According to O'Brien, NBC executive Warren Littlefield told him that the show would never succeed unless O'Brien fired Andy Richter, whom Littlefield referred to as a "fat dildo."

According to O'Brien, the show was cancelled during the first season, but NBC realized that they had nothing to replace it. NBC renewed the show a few weeks at a time.

After head writer Robert Smigel left to work on The Dana Carvey Show (1996), O'Brien offered staff writer Louis C.K. the position. C.K. turned it down and followed Smigel to Carvey's show.

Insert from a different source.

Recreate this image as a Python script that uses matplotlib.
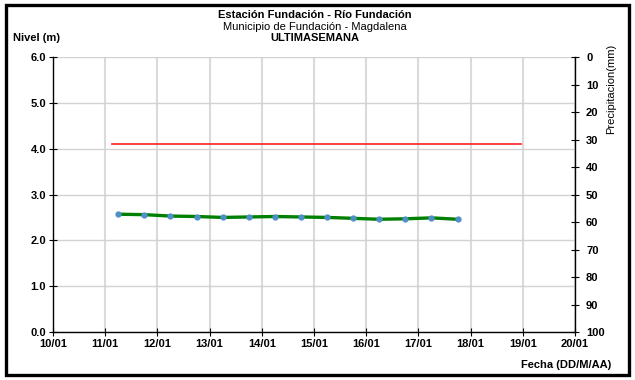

Al Roker has the record for the most appearances on the show, with over thirty. Al Franken is second with over twenty-five. The reason for their numerous appearances is that both Als are usually the "go to" guys whenever another guest cancels because they live so close to the studio. This has been brought up and joked about on more than one Al Franken appearance.

Dana Carvey was NBC's original choice for the new host of Late Night once David Letterman announced he was leaving to go to CBS. Carvey turned down the offer, but hosted a primetime variety show, The Dana Carvey Show (1996), for ABC. This short-lived series has been considered a good indicator of what his version of Late Night might have been like, since it shared regular Late Night with Conan O'Brien writers such as Robert Smigel and Louis C.K. on its staff.

Jon Stewart, Drew Carey, Paul Provenza, and Allan Havey are among the comedians who auditioned for the job of hosting the show.

O'Brien auditioned on the set of The Tonight Show with Jay Leno (1992). His guests were Jason Alexander and Mimi Rogers.

In the first show, O'Brien jogged out from behind the curtains to his mark for the opening monologue. As time went on, he would try new things (in one show, he just jumped up and down to his mark). Eventually, he adopted this "shuffle", where he would walk hunched over and have his arms shuffling at his sides. When the show returned to air for the first time after the terrorist attacks on the U.S. of September 11 2001, he replaced the shuffle with a more subdued walk, which he continued to use as his entrance until the final episode.

Frequent sketches include: The Walker Texas Ranger Lever, In The Year 2000, Celebrity Survey, Stamps, Actual Items, What In The World?, If They Mated, New State Quarters, Clutch (talking lips), Conan on the Aisle, SAT analogies, et cetera.

On May 15, 2003, there was a special claymation episode, where the entire show was done with animated clay figures. The guests for that show included Johnny Knoxville, Richard Lewis, and David Bowie.

Tony Bennett appeared once a year as the musical guest, and always during Christmastime.

According to former NBC Vice President Warren Littlefield, Howard Stern was aggressively pursued to replace O'Brien during the low-rated early years.

The guests on the premiere episode were John Goodman, Drew Barrymore, and Tony Randall.

Radiohead was the first musical guest on the show. The last was The White Stripes.

Generally, shows were taped at 5:30 p.m. Tuesday through Friday.

The staff would refer to the opening monologue as the "Conologue".

From April 22 - 25, 2003, The White Stripes was the musical guest for an entire week. According to NBC, that marks the longest stint for any guest band in late night television history.

Green Brook, New Jersey had shoots with Nipsy Russell and Max Weinberg. The Nipsy bit was of him stealing a boat with a rifle, about which production failed to notify the town. The police arrived, but locals recognized him. The town then helped keep people from yelling "Hey, there's Nipsy Russell!" during takes.

Garry Shandling was NBC's first choice to replace David Letterman. He declined, because he was launching The Larry Sanders Show (1992). Letterman suggested Dana Carvey as a replacement.